Impresa al Tour sulla montagna di Fausto Coppi

Impresa al Tour sulla montagna di Fausto Coppi

Oggi, al Tour de France, c’era tappa. E, grazie ad Andy Schleck, è stata corsa vera. Si scalava l’Izoard, fra la salita dell’Agnello e il Col du Lautaret, in uno dei giorni da segnare sul calendario del Tour 2011, 189 chilometri fra Pinerolo e Galibier Serre-Chevalier. Schleck, uno degli alter ego di Alberto Contador in questi anni, scatta a cinque chilometri dall’Izoard, dove per primo era passato Iglinskiy dell’Astana, con 1 minuto e 50 di vantaggio sul lussemburghese. Mancano 60 chilometri all’arrivo, un’eternità. E Schleck è uno da classifica, due volte secondo negli ultimi due anni.

Al suo scatto, il gruppo si pianta. Ai piedi dell’ultima salita Schleck e i suoi cinque compagni al comando hanno quasi quattro minuti di vantaggio sul gruppo. Lo stesso gruppo in cui ci sono i migliori, quelli che “fanno classifica” e che lo hanno lasciato partire, battezzando come troppo anticipato il momento dello scatto. Questo è un Tour strano, con tante cadute e un tatticismo sempre più esasperato. Eppure, mentre si avvicinano gli otto chilometri finali, il vantaggio pare essere diventato incolmabile. Quando mancano un po’ più di quindici chilometri al traguardo, la maglia gialla pare destinata ad essere sfilata dalle spalle di Thomas Voeckler, un leader atipico («Io non posso vincere il Tour. E in montagna si può contare soltanto sulle proprie gambe», aveva detto). Uno diverso dai vari Schleck e Contador, gli uomini più attesi in questo 98esimo Tour de France.

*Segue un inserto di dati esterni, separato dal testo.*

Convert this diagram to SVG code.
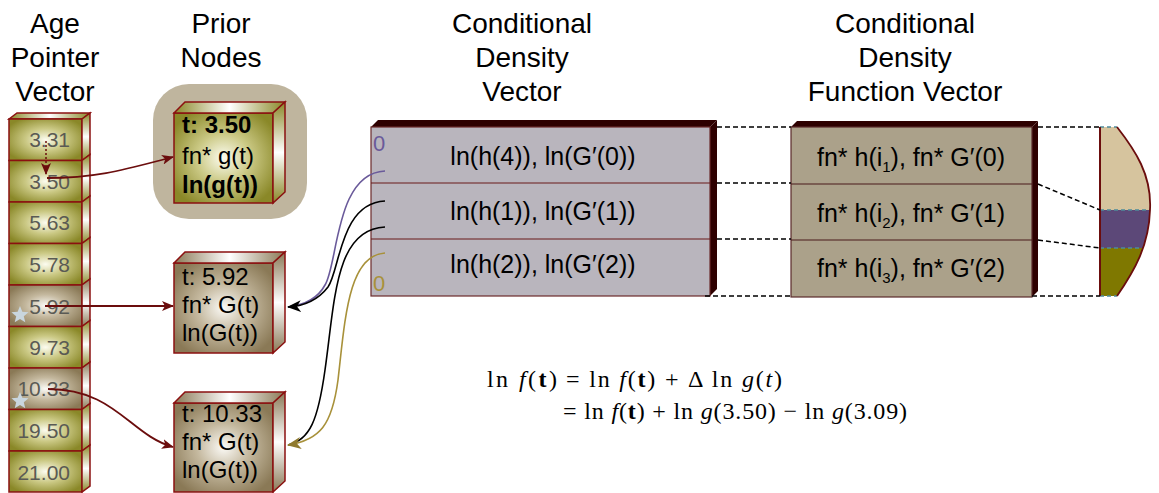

Schleck scala il Col du Lautaret, verso l’arrivo più alto della storia del Tour, per prendersi la maglia gialla, oltre alla tappa. E alla fine non ce la farà: Voeckler rimane primo in classifica per 15 secondi. Quarto Ivan Basso e settimo Damiano Cunego, i due italiani da classifica. Crisi per Contador, il vincitore e vincente che piace a pochi, sulle strade del Tour. Nelle statistiche, rimane comunque l’azione del lussemburghese che oggi ha voluto provare un impresa atipica per il ciclismo attuale.

Perchè fin qui arriva la cronaca. Ma l’Izoard non è una montagna qualsiasi. In cima, c’è una doppia targa che ricorda il francese Louison Bobet e Fausto Coppi. Coppi aveva vinto qui nel ’49 e nel ’51, al Tour. Ma, sopratutto, il 10 giugno aveva vinto passando anche per l’Izoard, la diciassettesima tappa del Giro d’Italia 1949, Cuneo-Pinerolo. Ed è proprio in quella tappa che Mario Ferretti iniziò la sua telecronaca con la frase «un uomo solo è al comando; la sua maglia è bianco-celeste; il suo nome è Fausto Coppi». Coppi passerà, primo e solitario, dalla Maddalena, il Vars, l’Izoard, il Monginevro ed il Sestriere arrivando a Pinerolo con un vantaggio di quasi dodici minuti su Gino Bartali. Ai gregari aveva detto di preparare «pane, salame e lanternino».

Altra corsa, altro ciclismo, «Quando oggi, su per le terribili strade dell’Izoard, vedemmo Bartali che da solo inseguiva a rabbiose pedalate, tutto lordo di fango, gli angoli della bocca piegati in giù per la sofferenza dell’anima e del corpo – e Coppi era già passato da un pezzo, ormai stava arrampicando su per le estreme balze del valico – allo rinacque in noi, dopo trent’anni, un sentimento mai dimenticato». A scrivere era Dino Buzzati. E ora avanti con l’Alpe d’Huez.